PITTSBURGH   — In an unlikely partnership between  longtime adversaries, some of the nation’s biggest energy companies and  environmental groups have agreed on a voluntary set of standards for gas and oil fracking in the Northeast that appear to go further than  existing state and federal pollution regulations.

The program  announced Wednesday will work a lot like Underwriters Laboratories,  which puts its UL seal of approval on electrical appliances that meet  its standards. In this case, drilling and pipeline companies will be  encouraged to submit to an independent review of their operations, and  if they are found to be taking certain steps to protect the air and  water, they will receive the blessing of the brand-new Pittsburgh-based  Center for Sustainable Shale Development.

If the project succeeds, it could have far-reaching implications for both the industry and  environmental groups. A nationwide boom in hydraulic fracturing, or  fracking, has unleashed huge new energy reserves but also led to fears  of pollution and climate change.

Shell Oil Vice President Paul  Goodfellow said this is the first time the company and environmental  groups have reached agreement to create an entire system for reducing  the effects of shale drilling.

“This is something new,” said Bruce Niemeyer, president of Chevron Appalachia. “This is a bit of a unique  coming-together of a variety of different interests.”
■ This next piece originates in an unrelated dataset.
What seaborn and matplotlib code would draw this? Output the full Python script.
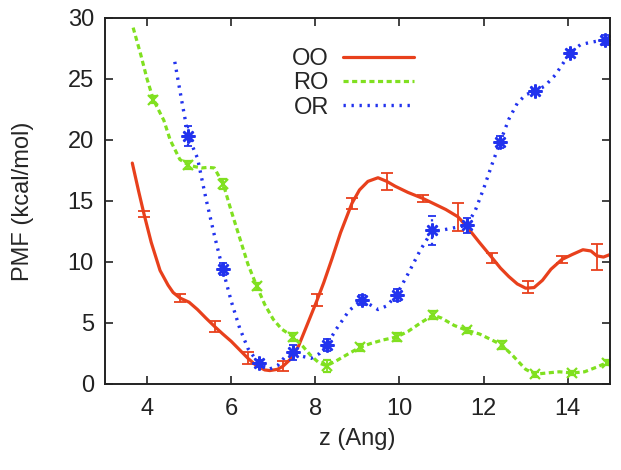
import matplotlib
matplotlib.use("Agg")
import matplotlib.pyplot as plt
import seaborn as sns
from matplotlib.lines import Line2D

# smooth PMF curves
oo_x = [3.65, 3.8, 3.93, 4.1, 4.31, 4.5, 4.62, 4.78, 5.0, 5.2, 5.4, 5.61, 5.8, 6.0, 6.2,
        6.4, 6.6, 6.8, 6.92, 7.1, 7.23, 7.4, 7.6, 7.8, 8.04, 8.2, 8.4, 8.6, 8.87, 9.05,
        9.25, 9.49, 9.7, 9.9, 10.2, 10.56, 10.8, 11.1, 11.39, 11.6, 11.9, 12.2, 12.4,
        12.6, 12.8, 13.0, 13.2, 13.4, 13.6, 13.86, 14.1, 14.36, 14.55, 14.69, 14.85, 15.0]
oo_y = [18.1, 15.8, 13.9, 11.6, 9.3, 8.1, 7.5, 7.05, 6.7, 6.1, 5.4, 4.7, 4.1, 3.5, 2.8,
        2.1, 1.5, 1.15, 1.1, 1.2, 1.45, 2.0, 3.1, 4.8, 6.85, 8.3, 10.3, 12.4, 14.8, 15.9,
        16.6, 16.9, 16.6, 16.2, 15.7, 15.2, 14.8, 14.3, 13.7, 12.9, 11.6, 10.35, 9.5,
        8.8, 8.2, 7.85, 7.9, 8.5, 9.4, 10.2, 10.6, 11.0, 10.9, 10.5, 10.4, 10.6]

ro_x = [3.67, 3.85, 4.0, 4.15, 4.4, 4.55, 4.78, 4.98, 5.15, 5.3, 5.45, 5.6, 5.81, 6.0,
        6.2, 6.4, 6.61, 6.8, 7.0, 7.2, 7.48, 7.7, 7.9, 8.1, 8.27, 8.5, 8.8, 9.06, 9.3,
        9.6, 9.93, 10.2, 10.5, 10.8, 11.0, 11.3, 11.6, 11.9, 12.2, 12.43, 12.7, 13.0,
        13.22, 13.5, 13.8, 14.1, 14.4, 14.7, 14.93]
ro_y = [29.2, 27.0, 25.0, 23.3, 21.6, 20.0, 18.4, 17.95, 17.8, 17.7, 17.75, 17.7, 16.4,
        14.2, 12.0, 9.8, 8.0, 6.5, 5.3, 4.5, 3.85, 3.1, 2.3, 1.7, 1.5, 1.9, 2.5, 3.0,
        3.3, 3.6, 3.85, 4.3, 5.0, 5.65, 5.4, 4.8, 4.4, 4.1, 3.6, 3.2, 2.3, 1.2, 0.8,
        0.9, 1.0, 0.9, 1.0, 1.4, 1.75]

or_x = [4.66, 4.82, 4.98, 5.2, 5.4, 5.6, 5.8, 6.0, 6.2, 6.4, 6.65, 6.9, 7.1, 7.3, 7.47,
        7.65, 7.9, 8.1, 8.27, 8.5, 8.8, 9.1, 9.3, 9.49, 9.7, 9.93, 10.2, 10.5, 10.77,
        11.0, 11.3, 11.6, 11.8, 12.0, 12.2, 12.39, 12.6, 12.8, 13.0, 13.22, 13.45, 13.7,
        14.05, 14.3, 14.55, 14.88, 15.0]
or_y = [26.4, 23.3, 20.3, 18.5, 15.2, 12.2, 9.4, 6.8, 4.6, 2.9, 1.7, 1.2, 1.5, 2.3, 2.6,
        2.3, 2.1, 2.5, 3.2, 4.5, 6.0, 6.9, 6.5, 6.1, 6.4, 7.3, 9.0, 11.0, 12.5, 12.6,
        12.8, 13.0, 14.2, 16.0, 18.0, 19.8, 21.7, 23.0, 23.7, 24.0, 24.4, 25.3, 27.1,
        27.8, 28.0, 28.2, 28.3]

# sampled points with error bars
oo_px = [3.93, 4.78, 5.61, 6.40, 7.23, 8.04, 8.87, 9.70, 10.56, 11.39, 12.20, 13.05, 13.86, 14.69]
oo_py = [13.9, 7.05, 4.7, 2.1, 1.45, 6.85, 14.8, 16.6, 15.2, 13.7, 10.35, 7.95, 10.2, 10.4]
oo_err = [0.25, 0.3, 0.45, 0.5, 0.4, 0.5, 0.45, 0.7, 0.25, 1.15, 0.4, 0.5, 0.3, 1.1]

ro_px = [4.15, 4.98, 5.81, 6.61, 7.48, 8.27, 9.06, 9.93, 10.8, 11.6, 12.43, 13.22, 14.1, 14.93]
ro_py = [23.3, 17.95, 16.4, 8.0, 3.85, 1.5, 3.0, 3.85, 5.65, 4.4, 3.2, 0.8, 0.9, 1.75]
ro_err = [0.3, 0.3, 0.4, 0.3, 0.3, 0.5, 0.3, 0.3, 0.3, 0.2, 0.3, 0.2, 0.2, 0.2]

or_px = [4.98, 5.80, 6.65, 7.47, 8.27, 9.10, 9.93, 10.77, 11.60, 12.39, 13.22, 14.05, 14.88]
or_py = [20.3, 9.4, 1.7, 2.6, 3.2, 6.9, 7.3, 12.6, 13.0, 19.8, 24.0, 27.1, 28.2]
or_err = [0.8, 0.5, 0.3, 0.6, 0.5, 0.4, 0.5, 1.2, 0.6, 0.5, 0.2, 0.3, 0.4]

names = ["OO", "RO", "OR"]
red, green, blue = "#e8401c", "#80e020", "#2233ee"
dash_ro = (0, (1.6, 1.1))
dot_or = (0, (0.7, 1.7))

sns.set_style("ticks")
plt.rcParams["font.family"] = ["Liberation Sans", "DejaVu Sans"]

fig = plt.figure(figsize=(6.21, 4.70), dpi=100)
ax = fig.add_axes([0.169, 0.183, 0.813, 0.779])

sns.lineplot(x=oo_x, y=oo_y, ax=ax, sort=False, color=red, lw=2.3)
sns.lineplot(x=ro_x, y=ro_y, ax=ax, sort=False, color=green, lw=2.3, linestyle=dash_ro)
sns.lineplot(x=or_x, y=or_y, ax=ax, sort=False, color=blue, lw=2.4, linestyle=dot_or)

ax.errorbar(oo_px, oo_py, yerr=oo_err, fmt="none", ecolor=red, elinewidth=1.3,
            capsize=4.5, capthick=1.3)
ax.errorbar(ro_px, ro_py, yerr=ro_err, fmt="x", color=green, ms=7, mew=1.6,
            elinewidth=1.3, capsize=3, capthick=1.3)
eb3 = ax.errorbar(or_px, or_py, yerr=or_err, fmt="none", ecolor=blue, elinewidth=1.6,
                  capsize=3, capthick=1.3)
eb3[2][0].set_linestyle(":")
ax.plot(or_px, or_py, ls="none", marker=(8, 2, 0), color=blue, ms=10, mew=1.8)

ax.set_xlim(3, 15)
ax.set_ylim(0, 30)
ax.set_xticks([4, 6, 8, 10, 12, 14])
ax.set_yticks([0, 5, 10, 15, 20, 25, 30])
ax.tick_params(direction="in", length=6, width=1.2, labelsize=17, top=True, right=True,
               colors="#222222")
ax.tick_params(axis="x", pad=10)
ax.tick_params(axis="y", pad=8)
for s in ax.spines.values():
    s.set_linewidth(1.4)
    s.set_color("#222222")
ax.set_xlabel("z (Ang)", fontsize=17, labelpad=6)
ax.set_ylabel("PMF (kcal/mol)", fontsize=17, labelpad=24)

handles = [Line2D([], [], color=red, lw=2.3),
           Line2D([], [], color=green, lw=2.3, linestyle=dash_ro),
           Line2D([], [], color=blue, lw=2.4, linestyle=dot_or)]
ax.legend(handles, names, loc="upper right", bbox_to_anchor=(0.612, 0.918),
          frameon=False, markerfirst=False, fontsize=17, handlelength=3.0,
          handletextpad=0.6, labelspacing=0.1, borderpad=0, borderaxespad=0)

fig.savefig("out.png", dpi=100)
In addition  to Shell and Chevron, the participants include the Environmental Defense Fund, the Clean Air Task Force, the Heinz Endowments, EQT Corp., Consol Energy and the Pennsylvania Environmental Council, and the organizers  hope to recruit others.

It may be part of a trend. Earlier this  month a coalition of industry and environmental groups in Illinois  announced that they worked together on drilling legislation now pending  there. But the Pittsburgh project, which has been in the works for  nearly two years, would be voluntary.

“We believe it does send a  signal to the federal government and other states,” said Armand Cohen,  the director of the Boston-based Clean Air Task Force. “There’s no  reason why anyone should be operating at standards less than these.”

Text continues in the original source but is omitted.